Instructions for the task: Pictures are excluded. Copy exactly, and only, the lines from the one containing "Convert this chart" through the one containing "const yTickStep = 5000;", both ends included.

Material provided:
========================================

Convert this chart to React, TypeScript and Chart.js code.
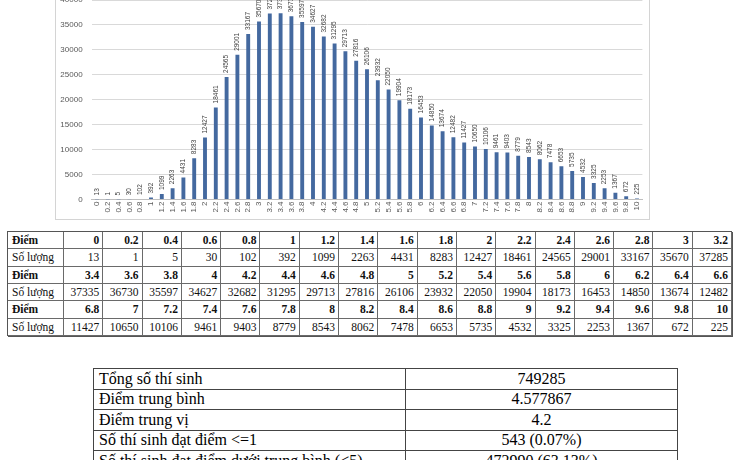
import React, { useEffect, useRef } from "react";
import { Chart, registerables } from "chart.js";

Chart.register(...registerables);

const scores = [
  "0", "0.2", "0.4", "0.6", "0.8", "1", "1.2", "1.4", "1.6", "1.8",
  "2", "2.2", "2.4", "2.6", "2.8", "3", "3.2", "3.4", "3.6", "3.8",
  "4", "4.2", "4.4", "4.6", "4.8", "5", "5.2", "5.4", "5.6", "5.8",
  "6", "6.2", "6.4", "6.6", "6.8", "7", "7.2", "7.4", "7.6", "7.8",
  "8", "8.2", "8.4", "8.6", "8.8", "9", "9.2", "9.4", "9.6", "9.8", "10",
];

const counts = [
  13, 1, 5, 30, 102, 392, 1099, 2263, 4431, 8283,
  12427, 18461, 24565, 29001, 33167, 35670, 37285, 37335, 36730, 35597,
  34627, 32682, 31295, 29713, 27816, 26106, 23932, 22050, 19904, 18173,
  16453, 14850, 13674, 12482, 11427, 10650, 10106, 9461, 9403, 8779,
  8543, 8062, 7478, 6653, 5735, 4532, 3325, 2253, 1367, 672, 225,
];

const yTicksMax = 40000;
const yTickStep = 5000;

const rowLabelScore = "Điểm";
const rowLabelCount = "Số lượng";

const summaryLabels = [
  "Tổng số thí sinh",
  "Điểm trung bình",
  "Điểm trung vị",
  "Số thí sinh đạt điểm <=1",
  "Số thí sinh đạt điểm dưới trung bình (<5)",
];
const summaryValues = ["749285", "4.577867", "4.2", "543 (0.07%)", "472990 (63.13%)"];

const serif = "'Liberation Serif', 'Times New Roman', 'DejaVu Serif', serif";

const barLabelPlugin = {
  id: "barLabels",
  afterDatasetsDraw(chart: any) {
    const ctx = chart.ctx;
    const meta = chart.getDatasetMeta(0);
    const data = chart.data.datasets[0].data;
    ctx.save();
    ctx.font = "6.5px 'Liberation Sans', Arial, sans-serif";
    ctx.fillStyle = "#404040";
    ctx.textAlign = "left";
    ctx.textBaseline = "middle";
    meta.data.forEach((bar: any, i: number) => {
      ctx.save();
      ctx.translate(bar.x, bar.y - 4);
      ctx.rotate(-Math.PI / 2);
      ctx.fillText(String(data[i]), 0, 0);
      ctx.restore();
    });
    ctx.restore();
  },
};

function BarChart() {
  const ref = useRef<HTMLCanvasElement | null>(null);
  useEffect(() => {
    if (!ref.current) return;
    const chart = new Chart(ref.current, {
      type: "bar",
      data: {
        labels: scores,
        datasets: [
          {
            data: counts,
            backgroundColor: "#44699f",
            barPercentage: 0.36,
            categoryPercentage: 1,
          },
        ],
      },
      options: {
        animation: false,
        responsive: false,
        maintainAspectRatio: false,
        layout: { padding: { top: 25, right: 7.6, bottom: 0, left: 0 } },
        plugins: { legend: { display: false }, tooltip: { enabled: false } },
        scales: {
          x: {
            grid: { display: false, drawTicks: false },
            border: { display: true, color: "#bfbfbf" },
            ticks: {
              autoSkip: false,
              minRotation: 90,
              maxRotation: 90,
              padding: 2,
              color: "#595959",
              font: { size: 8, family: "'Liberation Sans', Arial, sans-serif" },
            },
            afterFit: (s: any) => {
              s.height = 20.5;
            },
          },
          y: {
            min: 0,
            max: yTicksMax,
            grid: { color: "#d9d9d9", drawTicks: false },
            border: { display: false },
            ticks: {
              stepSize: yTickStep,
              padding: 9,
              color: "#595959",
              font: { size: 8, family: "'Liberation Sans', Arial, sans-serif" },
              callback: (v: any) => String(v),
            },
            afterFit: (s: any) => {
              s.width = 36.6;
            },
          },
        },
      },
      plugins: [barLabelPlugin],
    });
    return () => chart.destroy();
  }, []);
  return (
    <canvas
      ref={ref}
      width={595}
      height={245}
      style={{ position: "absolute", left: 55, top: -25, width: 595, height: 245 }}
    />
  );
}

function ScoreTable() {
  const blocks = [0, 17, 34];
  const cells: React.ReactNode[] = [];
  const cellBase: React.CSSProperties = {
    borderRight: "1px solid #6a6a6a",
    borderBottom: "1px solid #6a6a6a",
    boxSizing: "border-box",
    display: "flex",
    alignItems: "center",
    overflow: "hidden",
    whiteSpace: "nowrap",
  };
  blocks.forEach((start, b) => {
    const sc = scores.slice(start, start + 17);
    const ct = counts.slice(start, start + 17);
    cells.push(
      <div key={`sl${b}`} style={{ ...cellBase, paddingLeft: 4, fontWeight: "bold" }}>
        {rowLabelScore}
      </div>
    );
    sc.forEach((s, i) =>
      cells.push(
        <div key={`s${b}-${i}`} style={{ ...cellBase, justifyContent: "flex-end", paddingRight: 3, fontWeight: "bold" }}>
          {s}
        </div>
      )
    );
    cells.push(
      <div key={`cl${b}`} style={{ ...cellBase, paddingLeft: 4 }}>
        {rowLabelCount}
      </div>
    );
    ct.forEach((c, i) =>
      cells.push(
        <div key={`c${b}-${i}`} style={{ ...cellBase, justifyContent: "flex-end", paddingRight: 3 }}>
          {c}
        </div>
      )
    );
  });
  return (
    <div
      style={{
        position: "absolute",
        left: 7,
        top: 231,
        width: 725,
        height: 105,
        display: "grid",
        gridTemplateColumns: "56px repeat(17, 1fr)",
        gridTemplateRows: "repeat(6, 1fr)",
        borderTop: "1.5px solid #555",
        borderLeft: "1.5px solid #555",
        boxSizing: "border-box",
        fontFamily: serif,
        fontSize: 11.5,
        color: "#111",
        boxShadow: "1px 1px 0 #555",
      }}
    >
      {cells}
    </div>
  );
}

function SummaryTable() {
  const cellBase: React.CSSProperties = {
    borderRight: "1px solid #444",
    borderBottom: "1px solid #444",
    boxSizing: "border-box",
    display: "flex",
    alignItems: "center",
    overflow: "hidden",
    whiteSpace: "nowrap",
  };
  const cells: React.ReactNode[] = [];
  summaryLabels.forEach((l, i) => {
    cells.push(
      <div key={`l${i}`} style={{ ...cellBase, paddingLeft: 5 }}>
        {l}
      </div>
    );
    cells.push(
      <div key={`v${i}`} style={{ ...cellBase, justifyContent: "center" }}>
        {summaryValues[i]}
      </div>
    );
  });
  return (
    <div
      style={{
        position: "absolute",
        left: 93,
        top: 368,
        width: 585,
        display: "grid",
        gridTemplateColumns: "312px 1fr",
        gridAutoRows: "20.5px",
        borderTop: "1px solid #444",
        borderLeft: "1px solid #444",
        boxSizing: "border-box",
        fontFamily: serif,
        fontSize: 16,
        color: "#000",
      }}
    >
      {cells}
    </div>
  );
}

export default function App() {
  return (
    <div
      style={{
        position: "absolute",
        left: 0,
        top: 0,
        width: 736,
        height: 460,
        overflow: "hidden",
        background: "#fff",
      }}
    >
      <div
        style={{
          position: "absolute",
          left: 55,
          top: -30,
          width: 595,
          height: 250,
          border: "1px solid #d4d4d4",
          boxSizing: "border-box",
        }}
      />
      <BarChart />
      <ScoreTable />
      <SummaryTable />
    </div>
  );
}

========================================

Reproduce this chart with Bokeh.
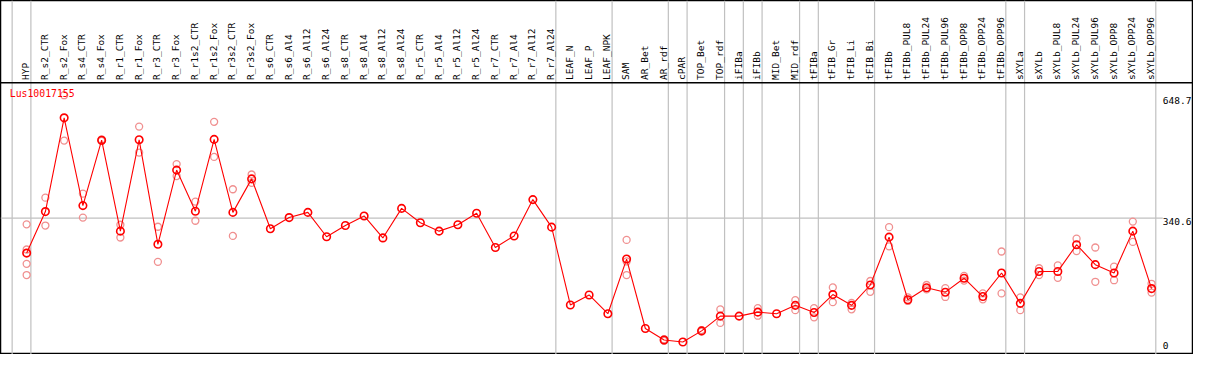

========================================

Task answer:
Convert this chart to React, TypeScript and Chart.js code.
import React, { useEffect, useRef } from "react";
import { Chart, registerables } from "chart.js";

Chart.register(...registerables);

const scores = [
  "0", "0.2", "0.4", "0.6", "0.8", "1", "1.2", "1.4", "1.6", "1.8",
  "2", "2.2", "2.4", "2.6", "2.8", "3", "3.2", "3.4", "3.6", "3.8",
  "4", "4.2", "4.4", "4.6", "4.8", "5", "5.2", "5.4", "5.6", "5.8",
  "6", "6.2", "6.4", "6.6", "6.8", "7", "7.2", "7.4", "7.6", "7.8",
  "8", "8.2", "8.4", "8.6", "8.8", "9", "9.2", "9.4", "9.6", "9.8", "10",
];

const counts = [
  13, 1, 5, 30, 102, 392, 1099, 2263, 4431, 8283,
  12427, 18461, 24565, 29001, 33167, 35670, 37285, 37335, 36730, 35597,
  34627, 32682, 31295, 29713, 27816, 26106, 23932, 22050, 19904, 18173,
  16453, 14850, 13674, 12482, 11427, 10650, 10106, 9461, 9403, 8779,
  8543, 8062, 7478, 6653, 5735, 4532, 3325, 2253, 1367, 672, 225,
];

const yTicksMax = 40000;
const yTickStep = 5000;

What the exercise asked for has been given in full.